Mr. Harper has made attacking this levy a cornerstone of his election campaign, warning it would tip Canada into recession by raising fuel prices.
"It [would] wreak havoc on Canada's economy, destroy jobs, weaken business at a time of global uncertainty," Mr. Harper told a Montreal crowd during the first week of the campaign.
But University of Calgary tax economist Jack Mintz, whose expertise the Harper government has previously praised, says he can't see the Liberal plan leading to a recession.
Of the $15.4-billion that a $40-per-tonne carbon tax would collect, according to the Liberal plan, roughly $10.5-billion would be funneled to individuals and corporations in tax cuts. These are breaks that would surely spur economic growth, Dr. Mintz says. (Another $3.7-billion would be redistributed as support to low- and middle-income families.)
In fact, Simon Fraser University economist Marc Jaccard, an energy expert, says he doubts that either the Liberal proposal or the Conservative plan, entitled Turning the Page, would inflict significant economic pain on Canada.
He said colleagues in the international climate change policy community who construct economic models of various measures don't foresee a negative impact from a tax at the level the Liberals propose.
As well, Dr. Jaccard says his preliminary analysis shows that the Liberal plan would outperform the Conservative one when it comes to achieving emissions reductions. He said that's because there's a number of structural flaws that would render the Tory plan ineffective.
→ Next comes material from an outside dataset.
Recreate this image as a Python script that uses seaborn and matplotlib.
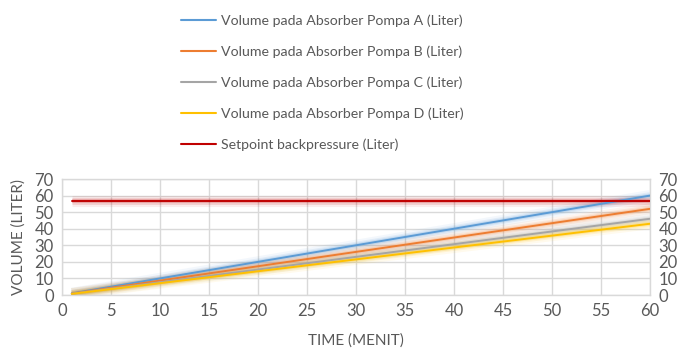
import matplotlib
matplotlib.use("Agg")
import matplotlib.pyplot as plt
import seaborn as sns
import pandas as pd

# Measured volumes (start and end of the 60-minute run)
time_menit = [1, 60]
pompa_a = [1.0, 60.0]
pompa_b = [0.9, 52.0]
pompa_c = [0.8, 46.0]
pompa_d = [0.7, 43.0]
setpoint = [56.5, 56.5]

labels = [
    "Volume pada Absorber Pompa A (Liter)",
    "Volume pada Absorber Pompa B (Liter)",
    "Volume pada Absorber Pompa C (Liter)",
    "Volume pada Absorber Pompa D (Liter)",
    "Setpoint backpressure (Liter)",
]
colors = ["#5b9bd5", "#ed7d31", "#a5a5a5", "#ffc000", "#c00000"]
x_ticks = list(range(0, 65, 5))
y_ticks = list(range(0, 80, 10))

frames = []
for lab, vals in zip(labels, [pompa_a, pompa_b, pompa_c, pompa_d, setpoint]):
    frames.append(pd.DataFrame({"time": time_menit, "volume": vals, "series": lab}))
df = pd.concat(frames, ignore_index=True)

sns.set_theme(style="white")
plt.rcParams["font.family"] = ["Lato", "DejaVu Sans"]
text_color = "#595959"

fig = plt.figure(figsize=(6.85, 3.52), dpi=100)
ax = fig.add_axes([62 / 685, 1 - 295 / 352, (650 - 62) / 685, (295 - 179) / 352])

# soft glow beneath each line
for lab, col in zip(labels, colors):
    sub = df[df["series"] == lab]
    for w, a in [(8, 0.07), (5, 0.12), (3, 0.2)]:
        ax.plot(sub["time"], sub["volume"], color=col, lw=w, alpha=a,
                solid_capstyle="butt", zorder=2)

sns.lineplot(data=df, x="time", y="volume", hue="series", hue_order=labels,
             palette=colors, linewidth=1.4, ax=ax, legend=False, zorder=3)

ax.set_xlim(0, 60)
ax.set_ylim(0, 70)
ax.set_xticks(x_ticks)
ax.set_yticks(y_ticks)
ax.grid(True, color="#d9d9d9", linewidth=1)
for s in ax.spines.values():
    s.set_color("#d9d9d9")
    s.set_linewidth(1)
ax.tick_params(axis="both", length=0, labelsize=12, labelcolor=text_color, pad=6)
ax.set_xlabel("TIME (MENIT)", fontsize=11, color=text_color, labelpad=10)
ax.set_ylabel("VOLUME (LITER)", fontsize=11, color=text_color, labelpad=6)

ax2 = ax.twinx()
ax2.set_ylim(0, 70)
ax2.set_yticks(y_ticks)
ax2.tick_params(axis="y", length=0, labelsize=12, labelcolor=text_color, pad=6)
for s in ax2.spines.values():
    s.set_visible(False)

handles = [plt.Line2D([0], [0], color=c, lw=1.5) for c in colors]
fig.legend(handles, labels, loc="upper left", bbox_to_anchor=(168 / 685, 0.995),
           frameon=False, fontsize=10.2, labelcolor=text_color,
           handlelength=2.5, handletextpad=0.35, labelspacing=1.3)

fig.savefig("out.png", dpi=100)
The Conservative plan calls for a cap on greenhouse-gas emissions, but only for large industrial emitters. And the plan's regulated reductions target the intensity of emissions rather than absolute cuts, Dr. Jaccard notes. This means a big expansion in these industrial sectors - such as the oil sands - could offset any reductions in the intensity of emissions, he says.
He also criticized what he calls a loophole in the Tory plan, one he says allows emitters to avoid reducing emissions themselves but instead paying others for questionable reduction actions.
The Liberals say their plan would cut emissions to at least 20 per cent below 1990 levels by 2020. The Sierra Club says the Conservative plan would only cut emissions to 3 per cent below 1990 levels by 2020, but the Tory proposal aims for much deeper cuts by 2050.
For some amusement, see these two cartoons of Harpo:
http://corrigan.ca/nov4-07.htm
http://corrigan.ca/aug9-07.htm
About time the Liberals started to emphasize the team.
They are strong & ready to govern.
The Harper crew is a crew of one--the Harpster himself--he has no team, just a weak bunch of incompetents who cannot decide which foot to shoot off first.
Take a look at the Finance Minister--an ambulance chasing fellow with no economic training other than his stint in Ontario gov`t where he left a trail of destruction that took several years to rectify.
And from what I have heard , Flaherty was the elite of Harper`s crew.
Yikes.
Time to bring on the new team.
This last group actually made my Toronto Maple Leafs look good.